Struct Aviffy

pub struct Aviffy { /* private fields */ }

Config for the serialization (allows setting advanced image properties).

See Aviffy::new.

Implementations

impl Aviffy

pub fn new() -> Self

You will have to set image properties to match the AV1 bitstream.

You can get this information out of the AV1 payload with avif-parse.

pub fn set_matrix_coefficients( &mut self, matrix_coefficients: MatrixCoefficients, ) -> &mut Self

If set, must match the AV1 color payload, and will result in colr box added to AVIF. Defaults to BT.601, because that’s what Safari assumes when colr is missing. Other browsers are smart enough to read this from the AV1 payload instead.

pub fn set_transfer_characteristics( &mut self, transfer_characteristics: TransferCharacteristics, ) -> &mut Self

If set, must match the AV1 color payload, and will result in colr box added to AVIF. Defaults to sRGB.

pub fn set_color_primaries( &mut self, color_primaries: ColorPrimaries, ) -> &mut Self

If set, must match the AV1 color payload, and will result in colr box added to AVIF. Defaults to sRGB/Rec.709.

pub fn set_full_color_range(&mut self, full_range: bool) -> &mut Self

If set, must match the AV1 color payload, and will result in colr box added to AVIF. Defaults to full.

pub fn write<W: Write>( &self, into_output: W, color_av1_data: &[u8], alpha_av1_data: Option<&[u8]>, width: u32, height: u32, depth_bits: u8, ) -> Result<()>

Makes an AVIF file given encoded AV1 data (create the data with rav1e)

color_av1_data is already-encoded AV1 image data for the color channels (YUV, RGB, etc.). The color image should have been encoded without chroma subsampling AKA YUV444 (Cs444 in rav1e) AV1 handles full-res color so effortlessly, you should never need chroma subsampling ever again.

Optional alpha_av1_data is a monochrome image (rav1e calls it “YUV400”/Cs400) representing transparency. Alpha adds a lot of header bloat, so don’t specify it unless it’s necessary.

width/height is image size in pixels. It must of course match the size of encoded image data. depth_bits should be 8, 10 or 12, depending on how the image has been encoded in AV1.

Color and alpha must have the same dimensions and depth.

Data is written (streamed) to into_output.

pub fn write_slice<W: Write>( &self, into_output: W, color_av1_data: &[u8], alpha_av1_data: Option<&[u8]>, ) -> Result<()>

See Self::write

pub fn to_vec( &self, color_av1_data: &[u8], alpha_av1_data: Option<&[u8]>, width: u32, height: u32, depth_bits: u8, ) -> Vec<u8>

Panics if the input arguments were invalid. Use Self::write to handle the errors.

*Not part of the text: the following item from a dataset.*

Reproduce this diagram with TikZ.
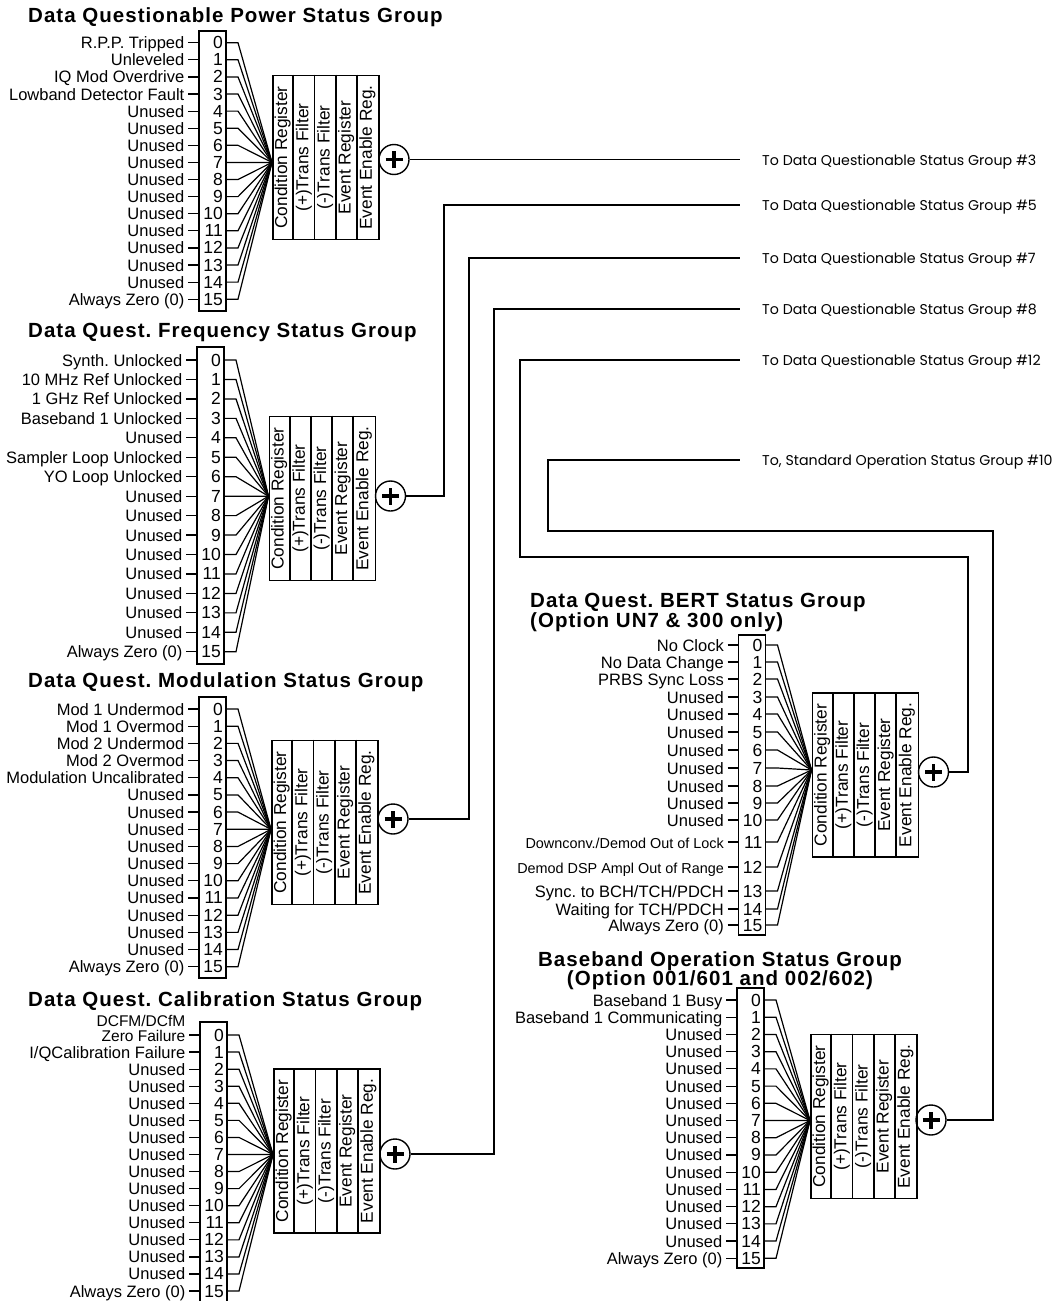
\documentclass[tikz,border=0pt]{standalone}
\usepackage{fontspec}
\setmainfont{Liberation Sans}
\newfontfamily\headfont[LetterSpace=5]{Liberation Sans}
\newfontfamily\gothfont{Poppins}
\frenchspacing
\begin{document}
\begin{tikzpicture}[x=1pt,y=-1pt,
    grptitle/.style={anchor=base west, inner sep=0pt, font=\headfont\bfseries\fontsize{20.5}{20}\selectfont},
    bitbox/.style={draw, line width=1.6pt, minimum width=27pt, inner sep=0pt},
    bitnum/.style={anchor=east, inner sep=0pt, text height=12pt, text depth=0pt, font=\fontsize{17.5}{17.5}\selectfont},
    bitlab/.style={anchor=east, inner xsep=3.5pt, inner ysep=0pt, text height=12pt, text depth=0pt, font=\fontsize{16.5}{16.5}\selectfont},
    regbox/.style={draw, line width=1.6pt, minimum width=106pt, minimum height=164pt, inner sep=0pt, anchor=west},
    regtext/.style={rotate=90, inner sep=0pt, text height=12.5pt, text depth=3.5pt, font=\fontsize{17.3}{17.3}\selectfont},
    fan/.style={line width=1.2pt},
    wire/.style={line width=1.8pt},
    sum/.style={circle, draw, line width=1.4pt, minimum size=30pt, inner sep=0pt,
        path picture={\draw[line width=3.2pt] ([xshift=-8.5pt]path picture bounding box.center) -- ([xshift=8.5pt]path picture bounding box.center)
            ([yshift=-8.5pt]path picture bounding box.center) -- ([yshift=8.5pt]path picture bounding box.center);}},
    tolab/.style={anchor=west, inner sep=0pt, text height=11pt, text depth=0pt, font=\gothfont\fontsize{14.2}{14.2}\selectfont}]
\useasboundingbox (0,0) rectangle (1058,1301);
\def\regcols{Condition Register,{(+)Trans Filter},{(-)Trans Filter},Event Register,Event Enable Reg.}

% Data Questionable Power Status Group
\node[grptitle] (pwtitle) at (28,22) {Data Questionable Power Status Group};
\node[bitbox, minimum height=280pt] (pwbox) at (212.5,171) {};
\node[regbox] (pwreg) at (272,157.5) {};
\coordinate (pwc) at (272,162.4);
\foreach \lab [count=\i from 0] in {R.P.P. Tripped,Unleveled,IQ Mod Overdrive,Lowband Detector Fault,Unused,Unused,Unused,Unused,Unused,Unused,Unused,Unused,Unused,Unused,Unused,{Always Zero (0)}} {
    \coordinate (pwb\i) at (199,42.7+17.1*\i);
    \node[bitnum] (pwn\i) at ([xshift=24pt]pwb\i) {\i};
    \node[bitlab] (pwl\i) at ([xshift=-11pt]pwb\i) {\lab};
    \draw[fan] (pwl\i) -- (pwb\i);
    \draw[fan] ([xshift=27pt]pwb\i) -- ++(12,0) -- (pwc);
}
\foreach \t [count=\k from 0] in \regcols
    \node[regtext] (pwreg\k) at ([xshift=10.6pt+21.2pt*\k]pwreg.west) {\t};
\foreach \k in {1,...,4}
    \draw[wire] ([xshift=21.2pt*\k]pwreg.north west) -- ([xshift=21.2pt*\k]pwreg.south west);
\node[sum] (pwsum) at (394,159.5) {};
\coordinate (pwend) at (740,159.5);
\node[tolab] (to3) at (762,159.5) {To Data Questionable Status Group \#3};
\draw[wire] (pwsum) -- (pwend);

% Data Quest. Frequency Status Group
\node[grptitle] (fqtitle) at (28,337) {Data Quest. Frequency Status Group};
\node[bitbox, minimum height=317pt] (fqbox) at (210.5,505.5) {};
\node[regbox] (fqreg) at (268.5,498.5) {};
\coordinate (fqc) at (268.5,496.2);
\foreach \lab [count=\i from 0] in {Synth. Unlocked,10 MHz Ref Unlocked,1 GHz Ref Unlocked,Baseband 1 Unlocked,Unused,Sampler Loop Unlocked,YO Loop Unlocked,Unused,Unused,Unused,Unused,Unused,Unused,Unused,Unused,{Always Zero (0)}} {
    \coordinate (fqb\i) at (197,360+19.45*\i);
    \node[bitnum] (fqn\i) at ([xshift=24pt]fqb\i) {\i};
    \node[bitlab] (fql\i) at ([xshift=-11pt]fqb\i) {\lab};
    \draw[fan] (fql\i) -- (fqb\i);
    \draw[fan] ([xshift=27pt]fqb\i) -- ++(12,0) -- (fqc);
}
\foreach \t [count=\k from 0] in \regcols
    \node[regtext] (fqreg\k) at ([xshift=10.6pt+21.2pt*\k]fqreg.west) {\t};
\foreach \k in {1,...,4}
    \draw[wire] ([xshift=21.2pt*\k]fqreg.north west) -- ([xshift=21.2pt*\k]fqreg.south west);
\node[sum] (fqsum) at (390.5,496) {};
\coordinate (fqend) at (740,205);
\node[tolab] (to5) at (762,205) {To Data Questionable Status Group \#5};
\draw[wire] (fqsum) -| (444,205) -- (fqend);

% Data Quest. Modulation Status Group
\node[grptitle] (mdtitle) at (28,687) {Data Quest. Modulation Status Group};
\node[bitbox, minimum height=281pt] (mdbox) at (212.5,837.5) {};
\node[regbox] (mdreg) at (271,822.5) {};
\coordinate (mdc) at (271,829.3);
\foreach \lab [count=\i from 0] in {Mod 1 Undermod,Mod 1 Overmod,Mod 2 Undermod,Mod 2 Overmod,Modulation Uncalibrated,Unused,Unused,Unused,Unused,Unused,Unused,Unused,Unused,Unused,Unused,{Always Zero (0)}} {
    \coordinate (mdb\i) at (199,709+17.18*\i);
    \node[bitnum] (mdn\i) at ([xshift=24pt]mdb\i) {\i};
    \node[bitlab] (mdl\i) at ([xshift=-11pt]mdb\i) {\lab};
    \draw[fan] (mdl\i) -- (mdb\i);
    \draw[fan] ([xshift=27pt]mdb\i) -- ++(12,0) -- (mdc);
}
\foreach \t [count=\k from 0] in \regcols
    \node[regtext] (mdreg\k) at ([xshift=10.6pt+21.2pt*\k]mdreg.west) {\t};
\foreach \k in {1,...,4}
    \draw[wire] ([xshift=21.2pt*\k]mdreg.north west) -- ([xshift=21.2pt*\k]mdreg.south west);
\node[sum] (mdsum) at (393,819) {};
\coordinate (mdend) at (740,258);
\node[tolab] (to7) at (762,258) {To Data Questionable Status Group \#7};
\draw[wire] (mdsum) -| (469,258) -- (mdend);

% Data Quest. Calibration Status Group
\node[grptitle] (cltitle) at (28,1006) {Data Quest. Calibration Status Group};
\node[bitbox, minimum height=281pt] (clbox) at (213.5,1162.5) {};
\node[regbox] (clreg) at (273,1151) {};
\coordinate (clc) at (273,1154.5);
\foreach \lab [count=\i from 0] in {{\fontsize{15.5}{15.5}\selectfont Zero Failure},I/QCalibration Failure,Unused,Unused,Unused,Unused,Unused,Unused,Unused,Unused,Unused,Unused,Unused,Unused,Unused,{Always Zero (0)}} {
    \coordinate (clb\i) at (200,1035+17.07*\i);
    \node[bitnum] (cln\i) at ([xshift=24pt]clb\i) {\i};
    \node[bitlab] (cll\i) at ([xshift=-11pt]clb\i) {\lab};
    \draw[fan] (cll\i) -- (clb\i);
    \draw[fan] ([xshift=27pt]clb\i) -- ++(12,0) -- (clc);
}
\node[bitlab, font=\fontsize{15.5}{15.5}\selectfont] (cldcfm) at ([yshift=15pt]cll0.east) {DCFM/DCfM};
\foreach \t [count=\k from 0] in \regcols
    \node[regtext] (clreg\k) at ([xshift=10.6pt+21.2pt*\k]clreg.west) {\t};
\foreach \k in {1,...,4}
    \draw[wire] ([xshift=21.2pt*\k]clreg.north west) -- ([xshift=21.2pt*\k]clreg.south west);
\node[sum] (clsum) at (395,1154) {};
\coordinate (clend) at (740,309);
\node[tolab] (to8) at (762,309) {To Data Questionable Status Group \#8};
\draw[wire] (clsum) -| (494,309) -- (clend);

% Data Quest. BERT Status Group
\node[grptitle] (bttitle) at (530,607.5) {Data Quest. BERT Status Group};
\node[grptitle] (bttitle2) at (530,627) {(Option UN7 \& 300 only)};
\node[bitbox, minimum height=300pt] (btbox) at (752,785) {};
\node[regbox] (btreg) at (811.5,775) {};
\coordinate (btc) at (811.5,770);
\foreach \yy [count=\i from 0] in {645,662,679,697,714,732,750,768,786,803,820,842,867,891,909,925} {
    \coordinate (btb\i) at (738.5,\yy);
    \node[bitnum] (btn\i) at ([xshift=24pt]btb\i) {\i};
    \draw[fan] ([xshift=27pt]btb\i) -- ++(12,0) -- (btc);
}
\foreach \lab [count=\i from 0] in {No Clock,No Data Change,PRBS Sync Loss,Unused,Unused,Unused,Unused,Unused,Unused,Unused,Unused,{\fontsize{14.4}{14.4}\selectfont Downconv./Demod Out of Lock},{\fontsize{14.4}{14.4}\selectfont Demod DSP Ampl Out of Range},Sync. to BCH/TCH/PDCH,Waiting for TCH/PDCH,{Always Zero (0)}} {
    \node[bitlab] (btl\i) at ([xshift=-11pt]btb\i) {\lab};
    \draw[fan] (btl\i) -- (btb\i);
}
\foreach \t [count=\k from 0] in \regcols
    \node[regtext] (btreg\k) at ([xshift=10.6pt+21.2pt*\k]btreg.west) {\t};
\foreach \k in {1,...,4}
    \draw[wire] ([xshift=21.2pt*\k]btreg.north west) -- ([xshift=21.2pt*\k]btreg.south west);
\node[sum] (btsum) at (933.5,772) {};
\coordinate (btend) at (740,360);
\node[tolab] (to12) at (762,360) {To Data Questionable Status Group \#12};
\draw[wire] (btsum) -| (968,557) -| (520,360) -- (btend);

% Baseband Operation Status Group
\node[grptitle, anchor=base] (bbtitle) at (720,966) {Baseband Operation Status Group};
\node[grptitle, anchor=base] (bbtitle2) at (720,985) {(Option 001/601 and 002/602)};
\node[bitbox, minimum height=280pt] (bbbox) at (750.5,1128) {};
\node[regbox] (bbreg) at (810,1116.5) {};
\coordinate (bbc) at (810,1120.5);
\foreach \lab [count=\i from 0] in {Baseband 1 Busy,Baseband 1 Communicating,Unused,Unused,Unused,Unused,Unused,Unused,Unused,Unused,Unused,Unused,Unused,Unused,Unused,{Always Zero (0)}} {
    \coordinate (bbb\i) at (737,1000+17.22*\i);
    \node[bitnum] (bbn\i) at ([xshift=24pt]bbb\i) {\i};
    \node[bitlab] (bbl\i) at ([xshift=-11pt]bbb\i) {\lab};
    \draw[fan] (bbl\i) -- (bbb\i);
    \draw[fan] ([xshift=27pt]bbb\i) -- ++(12,0) -- (bbc);
}
\foreach \t [count=\k from 0] in \regcols
    \node[regtext] (bbreg\k) at ([xshift=10.6pt+21.2pt*\k]bbreg.west) {\t};
\foreach \k in {1,...,4}
    \draw[wire] ([xshift=21.2pt*\k]bbreg.north west) -- ([xshift=21.2pt*\k]bbreg.south west);
\node[sum] (bbsum) at (931,1120) {};
\coordinate (bbend) at (740,460);
\node[tolab] (to10) at (762,460) {To, Standard Operation Status Group \#10};
\draw[wire] (bbsum) -| (993,531) -| (548,460) -- (bbend);
\end{tikzpicture}
\end{document}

pub fn set_chroma_subsampling( &mut self, subsampled_xy: (bool, bool), ) -> &mut Self

(false, false) is 4:4:4 (true, true) is 4:2:0

chroma_sample_position is always 0. Don’t use chroma subsampling with AVIF.

pub fn set_monochrome(&mut self, monochrome: bool) -> &mut Self

Set whether the image is monochrome (grayscale). This is used to set the monochrome flag in the AV1 sequence header.

pub fn set_exif(&mut self, exif: Vec<u8>) -> &mut Self

Set exif metadata to be included in the AVIF file as a separate item.

pub fn set_seq_profile(&mut self, seq_profile: u8) -> &mut Self

Sets minimum required

Higher bit depth may increase this

pub fn set_width(&mut self, width: u32) -> &mut Self

pub fn set_height(&mut self, height: u32) -> &mut Self

pub fn set_bit_depth(&mut self, bit_depth: u8) -> &mut Self

8, 10 or 12.

pub fn set_premultiplied_alpha(&mut self, is_premultiplied: bool) -> &mut Self

Set whether image’s colorspace uses premultiplied alpha, i.e. RGB channels were multiplied by their alpha value, so that transparent areas are all black. Image decoders will be instructed to undo the premultiplication.

Premultiplied alpha images usually compress better and tolerate heavier compression, but may not be supported correctly by less capable AVIF decoders.

This just sets the configuration property. The pixel data must have already been processed before compression. If a decoder displays semitransparent colors too dark, it doesn’t support premultiplied alpha. If a decoder displays semitransparent colors too bright, you didn’t premultiply the colors before encoding.

If you’re not using premultiplied alpha, consider bleeding RGB colors into transparent areas, otherwise there may be unwanted outlines around edges of transparency.